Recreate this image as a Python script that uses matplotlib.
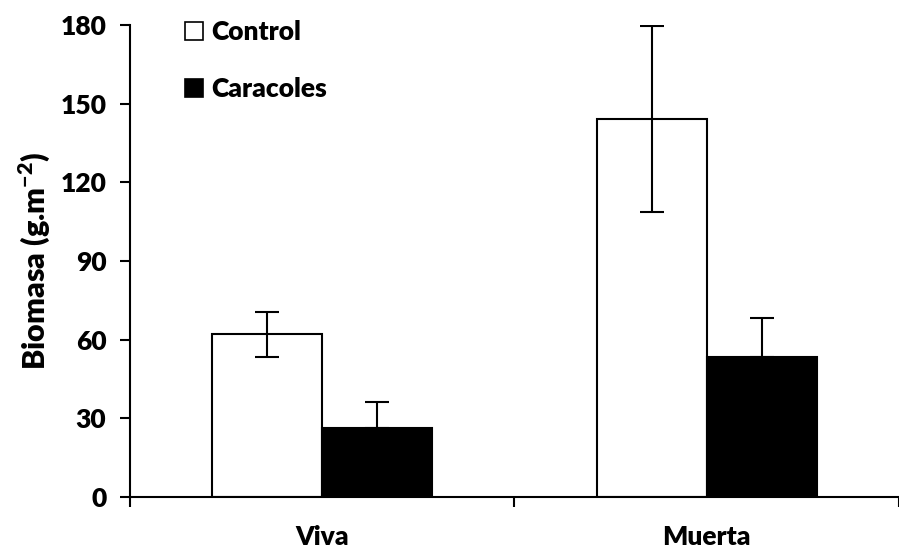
import matplotlib.pyplot as plt
import numpy as np
from matplotlib.patches import Patch

# Biomass by tissue state (g/m2), mean and error
categories = ["Viva", "Muerta"]
control = [62, 144.2]
control_err = [8.5, 35.5]
caracoles = [26.5, 53.2]
caracoles_err = [9.6, 15.0]

plt.rcParams['font.family'] = ['Lato', 'DejaVu Sans']
plt.rcParams['font.weight'] = 'heavy'
plt.rcParams['mathtext.fontset'] = 'custom'
plt.rcParams['mathtext.rm'] = 'Lato:heavy'
plt.rcParams['mathtext.bf'] = 'Lato:heavy'

fig = plt.figure(figsize=(8.99, 5.49), dpi=100)
ax = fig.add_axes([0.1446, 0.0947, 0.8554, 0.8598])

x = np.arange(len(categories))
w = 0.286

ax.bar(x - w / 2, control, w, color='white', edgecolor='black', linewidth=1.5, zorder=2)
ax.bar(x + w / 2, caracoles, w, color='black', edgecolor='black', linewidth=1.5, zorder=2)
ax.errorbar(x - w / 2, control, yerr=control_err, fmt='none', ecolor='black',
            elinewidth=1.5, capsize=8.5, capthick=1.5, zorder=3)
ax.errorbar(x + w / 2, caracoles, yerr=[np.zeros(len(caracoles)), caracoles_err], fmt='none',
            ecolor='black', elinewidth=1.5, capsize=8.5, capthick=1.5, zorder=3)

ax.set_xlim(-0.5, 1.5)
ax.set_ylim(0, 180)
ax.set_yticks(range(0, 181, 30))
ax.set_xticks([-0.5, 0.5, 1.5])
ax.set_xticklabels([])
ax.set_xticks(x, minor=True)
ax.set_xticklabels(categories, minor=True)
ax.tick_params(axis='x', which='minor', length=0, pad=20, labelsize=19)
ax.tick_params(axis='x', which='major', length=7, width=1.5, direction='out')
ax.tick_params(axis='y', length=7, width=1.5, direction='out', labelsize=19, pad=10)

for side in ('top', 'right'):
    ax.spines[side].set_visible(False)
for side in ('left', 'bottom'):
    ax.spines[side].set_linewidth(1.5)

ax.set_ylabel("Biomasa (g.m$^{\\mathrm{-2}}$)", fontsize=22, fontweight='heavy', labelpad=6)

handles = [Patch(facecolor='white', edgecolor='black', linewidth=1.2),
           Patch(facecolor='black', edgecolor='black', linewidth=1.2)]
ax.legend(handles, ["Control", "Caracoles"], loc='upper left', bbox_to_anchor=(0.04, 1.06),
          frameon=False, fontsize=19, handlelength=0.7, handleheight=0.7,
          handletextpad=0.3, labelspacing=1.25)

fig.savefig("out.png", dpi=100)
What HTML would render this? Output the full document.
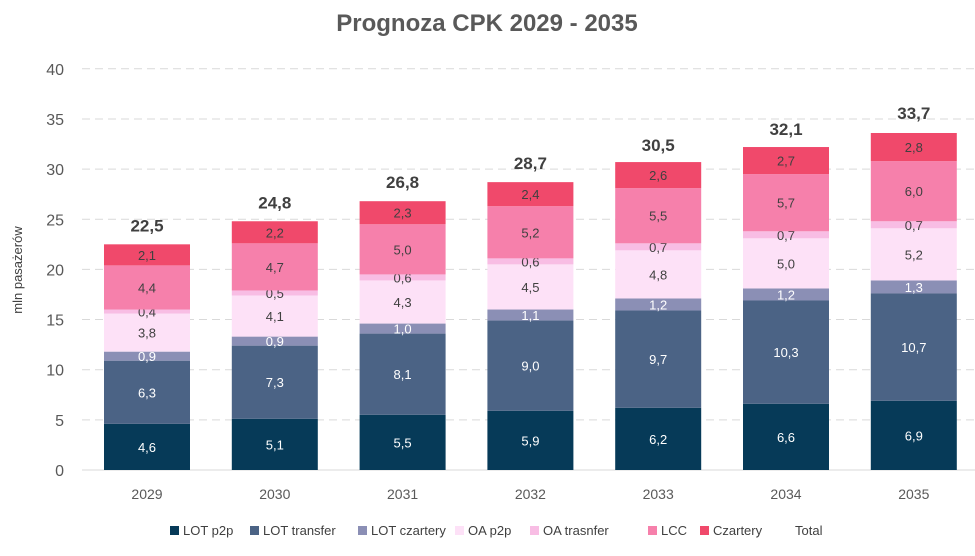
<!DOCTYPE html>
<html><head><meta charset="utf-8"><style>
body{margin:0;background:#fff;font-family:"Liberation Sans",sans-serif}
svg text{font-family:"Liberation Sans",sans-serif}
</style></head><body>
<svg id="c" width="975" height="551">
<text x="487" y="31" text-anchor="middle" font-size="24" font-weight="bold" fill="#595959">Prognoza CPK 2029 - 2035</text>
<text transform="translate(22,270) rotate(-90)" text-anchor="middle" font-size="13" fill="#404040">mln pasażerów</text>
<g id="grid"></g><g id="bars"></g><g id="legend"></g>
</svg>
<script>
const years=["2029","2030","2031","2032","2033","2034","2035"];
const lotP2p=[4.6,5.1,5.5,5.9,6.2,6.6,6.9];
const lotTransfer=[6.3,7.3,8.1,9.0,9.7,10.3,10.7];
const lotCzartery=[0.9,0.9,1.0,1.1,1.2,1.2,1.3];
const oaP2p=[3.8,4.1,4.3,4.5,4.8,5.0,5.2];
const oaTransfer=[0.4,0.5,0.6,0.6,0.7,0.7,0.7];
const lcc=[4.4,4.7,5.0,5.2,5.5,5.7,6.0];
const czartery=[2.1,2.2,2.3,2.4,2.6,2.7,2.8];
const totals=[22.5,24.8,26.8,28.7,30.5,32.1,33.7];
const yTicks=[0,5,10,15,20,25,30,35,40];
const seriesNames=["LOT p2p","LOT transfer","LOT czartery","OA p2p","OA trasnfer","LCC","Czartery"];
const series=[lotP2p,lotTransfer,lotCzartery,oaP2p,oaTransfer,lcc,czartery];
const colors=["#063a58","#4b6385","#8b8fb5","#fde1f7","#f8bde4","#f680ab","#f0496b"];
const txtCol=["#fff","#fff","#fff","#404040","#404040","#404040","#404040"];
const NS="http://www.w3.org/2000/svg";
const y=v=>470-v*10.03;
const x=i=>147+i*127.8;
const bw=86;
function mk(t,a,p){const e=document.createElementNS(NS,t);for(const k in a)e.setAttribute(k,a[k]);p.appendChild(e);return e;}
const g=document.getElementById('grid');
yTicks.forEach(t=>{
 if(t>0){const l=mk('line',{x1:82,x2:975,y1:y(t),y2:y(t),stroke:'#d9d9d9','stroke-dasharray':'8,5'},g);
 
 }
 const tx=mk('text',{x:64,y:y(t)+6,'text-anchor':'end','font-size':16,fill:'#595959'},g);tx.textContent=t;
 
 
});
const ax=mk('line',{x1:82,x2:975,y1:y(0),y2:y(0),stroke:'#d9d9d9'},g);


const b=document.getElementById('bars');
years.forEach((yr,i)=>{
 let cum=0;
 series.forEach((s,k)=>{
  const v=s[i];
  const r=mk('rect',{x:x(i)-bw/2,y:y(cum+v),width:bw,height:y(cum)-y(cum+v),fill:colors[k]},b);
  
  
  const t=mk('text',{x:x(i),y:(y(cum)+y(cum+v))/2+5,'text-anchor':'middle','font-size':13,fill:txtCol[k]},b);
  t.textContent=v.toFixed(1).replace('.',',');
  
  
  cum+=v;
 });
 const tt=mk('text',{x:x(i),y:y(totals[i])-13,'text-anchor':'middle','font-size':17,'font-weight':'bold',fill:'#404040'},b);
 tt.textContent=totals[i].toFixed(1).replace('.',',');
 
 
 const xl=mk('text',{x:x(i),y:499,'text-anchor':'middle','font-size':14,fill:'#595959'},b);
 xl.textContent=yr;
 
 
});
const lg=document.getElementById('legend');
const lx=[170,250,358,455,530,648,700];
seriesNames.forEach((n,k)=>{
 const r=mk('rect',{x:lx[k],y:526,width:9,height:9,fill:colors[k]},lg);
 
 
 const t=mk('text',{x:lx[k]+13,y:535,'font-size':13,fill:'#404040'},lg);t.textContent=n;
 
 
});
const tl=mk('text',{x:795,y:535,'font-size':13,fill:'#404040'},lg);tl.textContent="Total";


</script>
</body></html>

--------------------------------

Exercise:
Scan the records above for the string "this", then select every line that holds it.

Finished answer:
Recreate this image as a Python script that uses matplotlib.
What HTML would render this? Output the full document.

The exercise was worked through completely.